MAESTRO-Pool Enables Highly Parallel and Specific Mutation-Enrichment Sequencing for Minimal Residual Disease Detection in Cohort Studies

Tracing patient-specific tumor mutations in cell-free DNA (cfDNA) for minimal residual disease (MRD) detection is promising but challenging. Assaying more mutations and cfDNA stands to improve MRD detection but requires highly accurate, efficient sequencing methods and proper calibration to prevent false detection with bespoke tests.MAESTRO (Minor Allele Enriched Sequencing Through Recognition Oligonucleotides) uses mutation-specific oligonucleotide probes to enrich cfDNA libraries for tumor mutations and enable their accurate detection with minimal sequencing.

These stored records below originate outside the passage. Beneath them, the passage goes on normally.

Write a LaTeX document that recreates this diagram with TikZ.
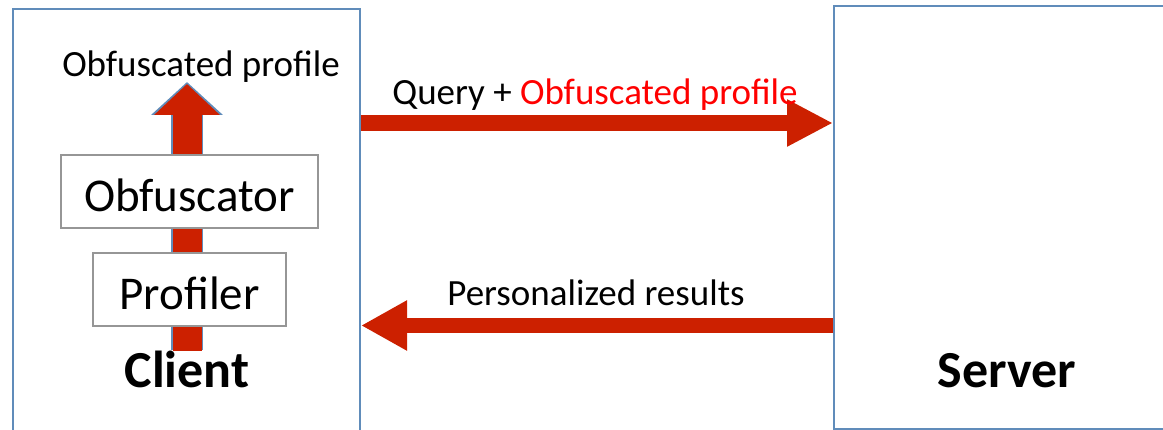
\documentclass[tikz,border=0pt]{standalone}
\usepackage{fontspec}
\setmainfont{Carlito}
\usetikzlibrary{arrows.meta, backgrounds}
\definecolor{boxblue}{RGB}{96,140,186}
\definecolor{boxgray}{RGB}{150,150,150}
\definecolor{flowred}{RGB}{204,32,0}
\tikzset{
  party/.style={draw=boxblue, line width=2pt, inner sep=0pt},
  module/.style={draw=boxgray, line width=2pt, fill=white, inner sep=0pt, text height=41pt, text depth=0pt, font=\fontsize{47}{56}\selectfont},
  partyname/.style={anchor=base, font=\fontsize{52}{62}\selectfont\bfseries},
  msg/.style={anchor=base, font=\fontsize{37}{44}\selectfont},
  flow/.style={flowred, line width=16pt, -{Triangle[length=46pt, width=44pt]}},
}

\begin{document}
\begin{tikzpicture}[x=1pt, y=-1pt]
    \useasboundingbox (0,0) rectangle (1163,430);
    \clip (0,0) rectangle (1163,430);

    % Client and server
    \node[party, minimum width=347, minimum height=436] (client) at (186.5,227) {};
    \node[party, minimum width=332, minimum height=423] (server) at (1000,217.5) {};
    \node[partyname] (clientname) at (187,388) {Client};
    \node[partyname] (servername) at (1007,388) {Server};

    % Modules inside the client
    \node[module, minimum width=257, minimum height=73] (obf) at (189.5,191.5) {Obfuscator};
    \node[module, minimum width=193, minimum height=73] (prof) at (189.5,289.5) {Profiler};
    \node[msg] (out) at (201,77) {Obfuscated profile};

    % Up arrow (behind the modules)
    \coordinate (upstart) at (187,350);
    \coordinate (uptip) at (187,82);
    \begin{scope}[on background layer]
        \draw[boxblue, line width=32pt, -{Triangle[length=33pt, width=70pt]}] (upstart) -- (uptip);
        \draw[flowred, line width=29pt, -{Triangle[length=31pt, width=64pt]}] ([yshift=-1.5pt]upstart) -- ([yshift=-2pt]uptip);
    \end{scope}

    % Messages
    \coordinate (qy) at (0,123);
    \coordinate (ry) at (0,325.5);
    \draw[flow] (client.east |- qy) -- (server.west |- qy);
    \node[msg] (query) at (595,105) {Query + \textcolor{red}{Obfuscated profile}};
    \draw[flow, line width=15pt, -{Triangle[length=46pt, width=47pt]}] (server.west |- ry) -- (client.east |- ry);
    \node[msg] (results) at (596,306) {Personalized results};
\end{tikzpicture}
\end{document}
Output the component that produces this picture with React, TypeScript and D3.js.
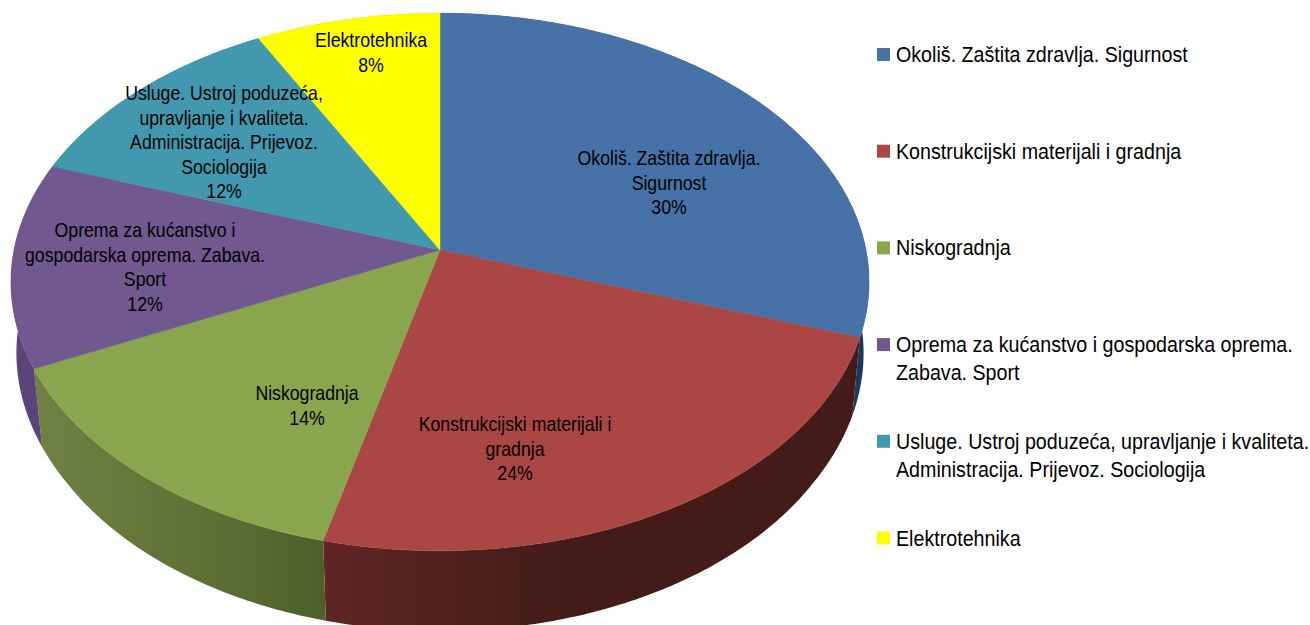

A new approach, MAESTRO-Pool, which entails pooling MAESTRO probes for all patients and applying these to all samples from all patients, was used to screen for 22 333 tumor mutations from 9 melanoma patients in 98 plasma samples. This enabled quantification of MRD detection in patient-matched samples and false detection in unmatched samples from other patients. To detect MRD, a new dynamic MRD caller was used that computes a probability for MRD detection based on the number of mutations and cfDNA molecules sequenced, thereby calibrating for variations in each bespoke test.MAESTRO-Pool enabled sensitive detection of MRD down to 0.78 parts per million (ppm), reflecting a 10- to 100-fold improvement over existing tests. Of the 8 MRD positive samples with ultra-low tumor fractions <10 ppm, 7 were either in upward-trend preceding recurrence or downward-trend aligning with response. Of 784 patient-unmatched tests, only one was found as MRD positive (tumor fraction = 2.7 ppm), suggesting high specificity.MAESTRO-Pool enables massively parallel, tumor-informed MRD testing with concurrent benchmarking of bespoke MRD tests. Meanwhile, our new MRD caller enables more mutations and cfDNA molecules to be tested without compromising specificity. These improve the ability for detecting traces of MRD from blood.